** begin COLLECTED DATA **
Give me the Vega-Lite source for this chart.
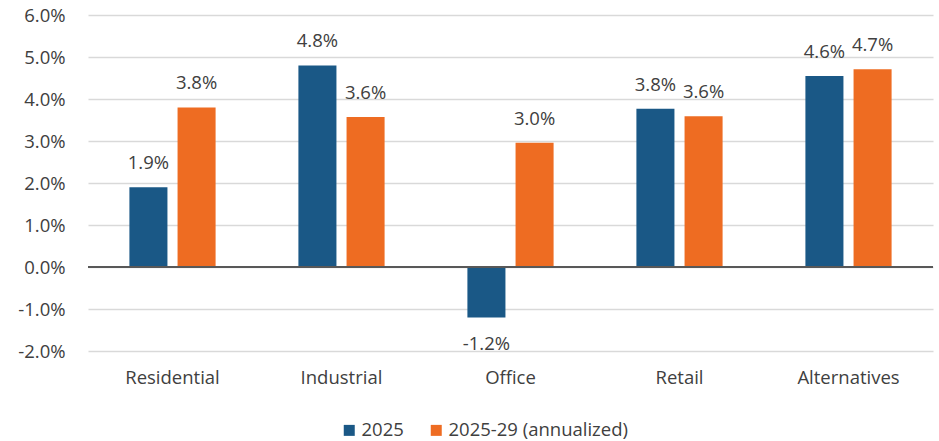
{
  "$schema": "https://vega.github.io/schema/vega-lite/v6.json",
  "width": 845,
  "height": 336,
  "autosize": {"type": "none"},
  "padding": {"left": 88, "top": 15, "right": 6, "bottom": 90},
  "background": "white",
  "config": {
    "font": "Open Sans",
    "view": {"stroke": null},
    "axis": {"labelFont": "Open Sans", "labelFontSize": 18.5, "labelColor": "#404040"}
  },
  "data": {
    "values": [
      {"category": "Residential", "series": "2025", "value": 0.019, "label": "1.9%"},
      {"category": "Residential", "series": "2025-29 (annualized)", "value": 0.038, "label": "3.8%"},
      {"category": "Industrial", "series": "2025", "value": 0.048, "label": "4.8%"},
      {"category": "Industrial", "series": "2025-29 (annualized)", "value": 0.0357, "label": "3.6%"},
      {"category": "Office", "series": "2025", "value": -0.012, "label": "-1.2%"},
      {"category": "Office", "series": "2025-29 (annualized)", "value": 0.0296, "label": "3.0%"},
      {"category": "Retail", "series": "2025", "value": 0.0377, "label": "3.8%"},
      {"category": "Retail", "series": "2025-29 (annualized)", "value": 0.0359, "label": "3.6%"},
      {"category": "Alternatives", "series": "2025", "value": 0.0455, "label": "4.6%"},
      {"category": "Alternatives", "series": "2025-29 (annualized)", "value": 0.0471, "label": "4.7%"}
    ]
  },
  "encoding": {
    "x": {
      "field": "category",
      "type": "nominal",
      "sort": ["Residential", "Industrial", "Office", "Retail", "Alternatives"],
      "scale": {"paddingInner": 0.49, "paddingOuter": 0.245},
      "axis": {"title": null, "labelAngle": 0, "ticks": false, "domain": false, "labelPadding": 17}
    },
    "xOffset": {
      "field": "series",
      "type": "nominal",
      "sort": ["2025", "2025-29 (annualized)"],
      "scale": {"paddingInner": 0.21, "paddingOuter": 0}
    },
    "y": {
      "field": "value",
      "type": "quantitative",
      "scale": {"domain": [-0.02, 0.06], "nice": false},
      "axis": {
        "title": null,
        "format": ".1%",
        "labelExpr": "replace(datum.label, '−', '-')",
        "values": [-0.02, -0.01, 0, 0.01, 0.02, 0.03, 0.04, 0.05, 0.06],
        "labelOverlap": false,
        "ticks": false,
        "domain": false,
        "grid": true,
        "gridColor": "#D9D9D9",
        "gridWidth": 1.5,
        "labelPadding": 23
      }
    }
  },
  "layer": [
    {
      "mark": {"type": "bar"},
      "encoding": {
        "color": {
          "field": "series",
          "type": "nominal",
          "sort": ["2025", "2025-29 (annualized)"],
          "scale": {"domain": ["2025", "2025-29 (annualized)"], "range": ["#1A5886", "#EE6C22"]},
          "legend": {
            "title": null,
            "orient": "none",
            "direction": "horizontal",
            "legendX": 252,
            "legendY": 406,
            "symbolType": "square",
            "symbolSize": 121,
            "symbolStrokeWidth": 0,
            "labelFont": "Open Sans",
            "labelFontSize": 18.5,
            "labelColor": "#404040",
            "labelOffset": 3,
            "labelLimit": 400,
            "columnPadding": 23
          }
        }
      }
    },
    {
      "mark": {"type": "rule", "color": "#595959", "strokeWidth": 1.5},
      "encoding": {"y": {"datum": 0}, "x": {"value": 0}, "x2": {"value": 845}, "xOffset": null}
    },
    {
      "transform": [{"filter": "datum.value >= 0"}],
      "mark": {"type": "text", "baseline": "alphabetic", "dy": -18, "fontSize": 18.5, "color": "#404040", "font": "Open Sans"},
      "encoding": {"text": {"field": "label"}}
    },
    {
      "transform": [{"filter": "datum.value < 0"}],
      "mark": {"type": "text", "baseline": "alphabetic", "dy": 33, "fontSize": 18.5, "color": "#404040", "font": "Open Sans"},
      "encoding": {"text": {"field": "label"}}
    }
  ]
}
** end COLLECTED DATA **
Copy the listing over exactly, skipping the pictures it holds.

Give me the Vega-Lite source for this chart.
{
  "$schema": "https://vega.github.io/schema/vega-lite/v6.json",
  "width": 845,
  "height": 336,
  "autosize": {"type": "none"},
  "padding": {"left": 88, "top": 15, "right": 6, "bottom": 90},
  "background": "white",
  "config": {
    "font": "Open Sans",
    "view": {"stroke": null},
    "axis": {"labelFont": "Open Sans", "labelFontSize": 18.5, "labelColor": "#404040"}
  },
  "data": {
    "values": [
      {"category": "Residential", "series": "2025", "value": 0.019, "label": "1.9%"},
      {"category": "Residential", "series": "2025-29 (annualized)", "value": 0.038, "label": "3.8%"},
      {"category": "Industrial", "series": "2025", "value": 0.048, "label": "4.8%"},
      {"category": "Industrial", "series": "2025-29 (annualized)", "value": 0.0357, "label": "3.6%"},
      {"category": "Office", "series": "2025", "value": -0.012, "label": "-1.2%"},
      {"category": "Office", "series": "2025-29 (annualized)", "value": 0.0296, "label": "3.0%"},
      {"category": "Retail", "series": "2025", "value": 0.0377, "label": "3.8%"},
      {"category": "Retail", "series": "2025-29 (annualized)", "value": 0.0359, "label": "3.6%"},
      {"category": "Alternatives", "series": "2025", "value": 0.0455, "label": "4.6%"},
      {"category": "Alternatives", "series": "2025-29 (annualized)", "value": 0.0471, "label": "4.7%"}
    ]
  },
  "encoding": {
    "x": {
      "field": "category",
      "type": "nominal",
      "sort": ["Residential", "Industrial", "Office", "Retail", "Alternatives"],
      "scale": {"paddingInner": 0.49, "paddingOuter": 0.245},
      "axis": {"title": null, "labelAngle": 0, "ticks": false, "domain": false, "labelPadding": 17}
    },
    "xOffset": {
      "field": "series",
      "type": "nominal",
      "sort": ["2025", "2025-29 (annualized)"],
      "scale": {"paddingInner": 0.21, "paddingOuter": 0}
    },
    "y": {
      "field": "value",
      "type": "quantitative",
      "scale": {"domain": [-0.02, 0.06], "nice": false},
      "axis": {
        "title": null,
        "format": ".1%",
        "labelExpr": "replace(datum.label, '−', '-')",
        "values": [-0.02, -0.01, 0, 0.01, 0.02, 0.03, 0.04, 0.05, 0.06],
        "labelOverlap": false,
        "ticks": false,
        "domain": false,
        "grid": true,
        "gridColor": "#D9D9D9",
        "gridWidth": 1.5,
        "labelPadding": 23
      }
    }
  },
  "layer": [
    {
      "mark": {"type": "bar"},
      "encoding": {
        "color": {
          "field": "series",
          "type": "nominal",
          "sort": ["2025", "2025-29 (annualized)"],
          "scale": {"domain": ["2025", "2025-29 (annualized)"], "range": ["#1A5886", "#EE6C22"]},
          "legend": {
            "title": null,
            "orient": "none",
            "direction": "horizontal",
            "legendX": 252,
            "legendY": 406,
            "symbolType": "square",
            "symbolSize": 121,
            "symbolStrokeWidth": 0,
            "labelFont": "Open Sans",
            "labelFontSize": 18.5,
            "labelColor": "#404040",
            "labelOffset": 3,
            "labelLimit": 400,
            "columnPadding": 23
          }
        }
      }
    },
    {
      "mark": {"type": "rule", "color": "#595959", "strokeWidth": 1.5},
      "encoding": {"y": {"datum": 0}, "x": {"value": 0}, "x2": {"value": 845}, "xOffset": null}
    },
    {
      "transform": [{"filter": "datum.value >= 0"}],
      "mark": {"type": "text", "baseline": "alphabetic", "dy": -18, "fontSize": 18.5, "color": "#404040", "font": "Open Sans"},
      "encoding": {"text": {"field": "label"}}
    },
    {
      "transform": [{"filter": "datum.value < 0"}],
      "mark": {"type": "text", "baseline": "alphabetic", "dy": 33, "fontSize": 18.5, "color": "#404040", "font": "Open Sans"},
      "encoding": {"text": {"field": "label"}}
    }
  ]
}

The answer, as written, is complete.